===== SUPPLIED MATERIAL

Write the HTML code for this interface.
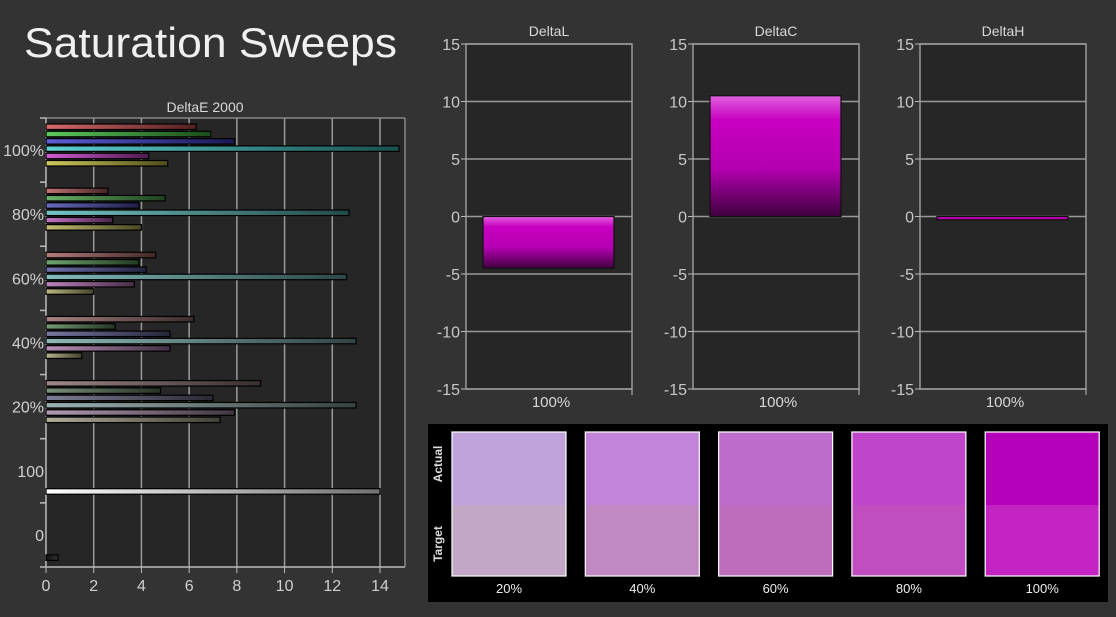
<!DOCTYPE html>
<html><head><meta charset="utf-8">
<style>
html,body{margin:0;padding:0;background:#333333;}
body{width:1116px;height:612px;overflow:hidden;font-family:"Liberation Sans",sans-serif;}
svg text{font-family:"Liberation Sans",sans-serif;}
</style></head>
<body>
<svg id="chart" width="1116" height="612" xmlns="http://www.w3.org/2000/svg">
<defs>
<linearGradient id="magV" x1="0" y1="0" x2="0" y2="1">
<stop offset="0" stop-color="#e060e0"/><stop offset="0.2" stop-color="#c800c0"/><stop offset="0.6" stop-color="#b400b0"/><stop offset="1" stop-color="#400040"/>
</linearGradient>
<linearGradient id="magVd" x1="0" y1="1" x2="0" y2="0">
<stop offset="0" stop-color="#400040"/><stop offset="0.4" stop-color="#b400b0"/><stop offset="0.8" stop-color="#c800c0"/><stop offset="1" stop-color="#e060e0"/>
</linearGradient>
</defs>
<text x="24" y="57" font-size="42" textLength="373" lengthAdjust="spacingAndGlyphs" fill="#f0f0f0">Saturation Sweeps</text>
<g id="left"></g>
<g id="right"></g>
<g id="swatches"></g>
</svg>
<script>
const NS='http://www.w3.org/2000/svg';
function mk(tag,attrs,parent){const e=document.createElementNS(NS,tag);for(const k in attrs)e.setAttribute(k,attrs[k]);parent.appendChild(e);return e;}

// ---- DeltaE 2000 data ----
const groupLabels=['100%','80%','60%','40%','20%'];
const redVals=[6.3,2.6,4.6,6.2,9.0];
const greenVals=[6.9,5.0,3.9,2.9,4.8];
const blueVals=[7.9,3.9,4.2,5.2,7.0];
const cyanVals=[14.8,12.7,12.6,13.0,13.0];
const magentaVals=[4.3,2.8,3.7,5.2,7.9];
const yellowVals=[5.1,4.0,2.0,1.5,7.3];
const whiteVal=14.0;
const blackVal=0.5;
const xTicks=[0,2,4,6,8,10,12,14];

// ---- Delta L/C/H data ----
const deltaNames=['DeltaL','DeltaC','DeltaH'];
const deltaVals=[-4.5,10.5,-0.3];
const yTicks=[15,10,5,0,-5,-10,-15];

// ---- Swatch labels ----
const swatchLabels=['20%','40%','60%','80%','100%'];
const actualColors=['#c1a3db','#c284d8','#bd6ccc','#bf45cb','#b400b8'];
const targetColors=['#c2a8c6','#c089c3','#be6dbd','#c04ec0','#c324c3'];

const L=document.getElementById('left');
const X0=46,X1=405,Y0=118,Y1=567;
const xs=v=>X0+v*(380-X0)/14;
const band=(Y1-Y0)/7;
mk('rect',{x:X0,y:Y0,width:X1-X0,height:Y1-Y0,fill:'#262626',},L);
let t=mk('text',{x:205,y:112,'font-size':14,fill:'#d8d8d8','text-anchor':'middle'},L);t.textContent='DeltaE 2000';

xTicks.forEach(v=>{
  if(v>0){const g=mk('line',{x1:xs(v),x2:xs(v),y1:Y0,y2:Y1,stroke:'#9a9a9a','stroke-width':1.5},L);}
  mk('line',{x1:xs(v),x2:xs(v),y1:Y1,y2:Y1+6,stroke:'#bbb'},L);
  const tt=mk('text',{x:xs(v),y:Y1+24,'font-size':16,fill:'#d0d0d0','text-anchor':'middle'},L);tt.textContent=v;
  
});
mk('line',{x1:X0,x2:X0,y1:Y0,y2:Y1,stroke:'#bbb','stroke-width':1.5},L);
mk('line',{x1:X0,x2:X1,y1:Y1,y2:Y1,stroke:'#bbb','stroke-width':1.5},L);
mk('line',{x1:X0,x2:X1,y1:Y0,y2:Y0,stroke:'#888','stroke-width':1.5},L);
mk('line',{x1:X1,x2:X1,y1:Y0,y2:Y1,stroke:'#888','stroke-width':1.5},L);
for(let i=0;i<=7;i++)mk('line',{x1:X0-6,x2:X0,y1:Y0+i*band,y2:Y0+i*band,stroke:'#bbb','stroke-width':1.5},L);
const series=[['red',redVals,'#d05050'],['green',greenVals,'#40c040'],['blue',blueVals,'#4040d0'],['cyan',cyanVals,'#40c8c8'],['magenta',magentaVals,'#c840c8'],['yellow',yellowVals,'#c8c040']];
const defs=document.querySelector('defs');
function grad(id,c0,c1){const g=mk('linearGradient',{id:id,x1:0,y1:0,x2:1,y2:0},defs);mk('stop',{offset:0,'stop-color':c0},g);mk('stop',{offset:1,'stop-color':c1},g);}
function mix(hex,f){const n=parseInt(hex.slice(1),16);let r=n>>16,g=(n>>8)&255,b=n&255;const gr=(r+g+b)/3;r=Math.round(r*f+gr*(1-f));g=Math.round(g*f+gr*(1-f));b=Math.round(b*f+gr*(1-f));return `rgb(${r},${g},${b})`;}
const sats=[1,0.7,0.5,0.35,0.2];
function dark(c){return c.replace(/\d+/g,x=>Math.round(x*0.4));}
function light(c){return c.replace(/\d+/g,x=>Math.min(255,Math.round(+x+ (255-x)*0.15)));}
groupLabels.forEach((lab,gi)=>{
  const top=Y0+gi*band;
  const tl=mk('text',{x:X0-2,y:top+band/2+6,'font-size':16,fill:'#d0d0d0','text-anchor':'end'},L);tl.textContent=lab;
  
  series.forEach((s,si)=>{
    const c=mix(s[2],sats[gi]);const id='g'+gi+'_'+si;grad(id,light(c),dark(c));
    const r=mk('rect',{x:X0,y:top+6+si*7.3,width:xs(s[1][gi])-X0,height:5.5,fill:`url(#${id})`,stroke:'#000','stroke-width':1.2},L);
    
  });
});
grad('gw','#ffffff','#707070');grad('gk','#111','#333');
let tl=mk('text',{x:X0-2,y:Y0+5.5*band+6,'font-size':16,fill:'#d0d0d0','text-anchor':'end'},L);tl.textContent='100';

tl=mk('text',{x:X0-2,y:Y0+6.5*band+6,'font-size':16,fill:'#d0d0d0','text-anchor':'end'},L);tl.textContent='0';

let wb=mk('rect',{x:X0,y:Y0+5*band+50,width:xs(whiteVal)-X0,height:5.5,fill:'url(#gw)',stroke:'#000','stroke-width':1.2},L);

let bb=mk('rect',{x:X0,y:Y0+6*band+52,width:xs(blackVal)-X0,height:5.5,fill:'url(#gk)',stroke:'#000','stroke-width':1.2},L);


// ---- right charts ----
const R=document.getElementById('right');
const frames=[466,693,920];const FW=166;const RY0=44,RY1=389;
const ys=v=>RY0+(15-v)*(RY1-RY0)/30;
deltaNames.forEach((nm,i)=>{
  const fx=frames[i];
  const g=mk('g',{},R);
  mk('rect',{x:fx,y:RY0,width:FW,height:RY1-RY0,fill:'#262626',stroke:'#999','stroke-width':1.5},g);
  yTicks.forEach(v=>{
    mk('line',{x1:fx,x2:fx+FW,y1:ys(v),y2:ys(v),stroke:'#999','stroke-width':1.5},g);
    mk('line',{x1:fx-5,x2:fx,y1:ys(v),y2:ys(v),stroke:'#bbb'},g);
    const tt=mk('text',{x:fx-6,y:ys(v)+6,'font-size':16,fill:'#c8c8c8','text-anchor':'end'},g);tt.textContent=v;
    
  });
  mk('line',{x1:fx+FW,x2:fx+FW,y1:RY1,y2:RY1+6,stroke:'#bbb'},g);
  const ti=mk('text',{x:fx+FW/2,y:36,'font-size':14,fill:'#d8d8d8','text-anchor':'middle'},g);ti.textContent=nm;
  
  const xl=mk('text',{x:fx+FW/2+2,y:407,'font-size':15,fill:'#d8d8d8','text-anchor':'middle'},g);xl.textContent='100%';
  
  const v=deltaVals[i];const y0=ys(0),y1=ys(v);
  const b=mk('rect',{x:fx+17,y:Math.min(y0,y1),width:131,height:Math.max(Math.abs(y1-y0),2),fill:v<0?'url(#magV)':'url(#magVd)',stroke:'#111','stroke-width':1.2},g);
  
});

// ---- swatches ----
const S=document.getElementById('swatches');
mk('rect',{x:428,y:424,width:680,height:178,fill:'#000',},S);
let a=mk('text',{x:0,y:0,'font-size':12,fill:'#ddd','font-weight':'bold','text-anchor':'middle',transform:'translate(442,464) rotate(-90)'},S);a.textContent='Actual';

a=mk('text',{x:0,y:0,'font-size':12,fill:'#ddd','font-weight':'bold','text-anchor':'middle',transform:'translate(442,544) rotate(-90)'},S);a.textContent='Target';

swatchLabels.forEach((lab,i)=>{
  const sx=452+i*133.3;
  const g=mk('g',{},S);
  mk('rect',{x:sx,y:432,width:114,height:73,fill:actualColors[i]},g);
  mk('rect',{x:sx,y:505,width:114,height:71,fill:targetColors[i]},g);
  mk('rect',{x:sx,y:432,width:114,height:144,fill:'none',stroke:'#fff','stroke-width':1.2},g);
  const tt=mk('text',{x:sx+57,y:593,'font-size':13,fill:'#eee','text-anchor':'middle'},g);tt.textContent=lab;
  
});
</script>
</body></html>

==========

* _TASK REQUIREMENTS_: Begin at the first line of the material and copy each line exactly through the one containing "e=document.createElementNS(NS,tag);for(const k in". Omit pictures.

* _FINISHED TASK_:
Write the HTML code for this interface.
<!DOCTYPE html>
<html><head><meta charset="utf-8">
<style>
html,body{margin:0;padding:0;background:#333333;}
body{width:1116px;height:612px;overflow:hidden;font-family:"Liberation Sans",sans-serif;}
svg text{font-family:"Liberation Sans",sans-serif;}
</style></head>
<body>
<svg id="chart" width="1116" height="612" xmlns="http://www.w3.org/2000/svg">
<defs>
<linearGradient id="magV" x1="0" y1="0" x2="0" y2="1">
<stop offset="0" stop-color="#e060e0"/><stop offset="0.2" stop-color="#c800c0"/><stop offset="0.6" stop-color="#b400b0"/><stop offset="1" stop-color="#400040"/>
</linearGradient>
<linearGradient id="magVd" x1="0" y1="1" x2="0" y2="0">
<stop offset="0" stop-color="#400040"/><stop offset="0.4" stop-color="#b400b0"/><stop offset="0.8" stop-color="#c800c0"/><stop offset="1" stop-color="#e060e0"/>
</linearGradient>
</defs>
<text x="24" y="57" font-size="42" textLength="373" lengthAdjust="spacingAndGlyphs" fill="#f0f0f0">Saturation Sweeps</text>
<g id="left"></g>
<g id="right"></g>
<g id="swatches"></g>
</svg>
<script>
const NS='http://www.w3.org/2000/svg';
function mk(tag,attrs,parent){const e=document.createElementNS(NS,tag);for(const k in attrs)e.setAttribute(k,attrs[k]);parent.appendChild(e);return e;}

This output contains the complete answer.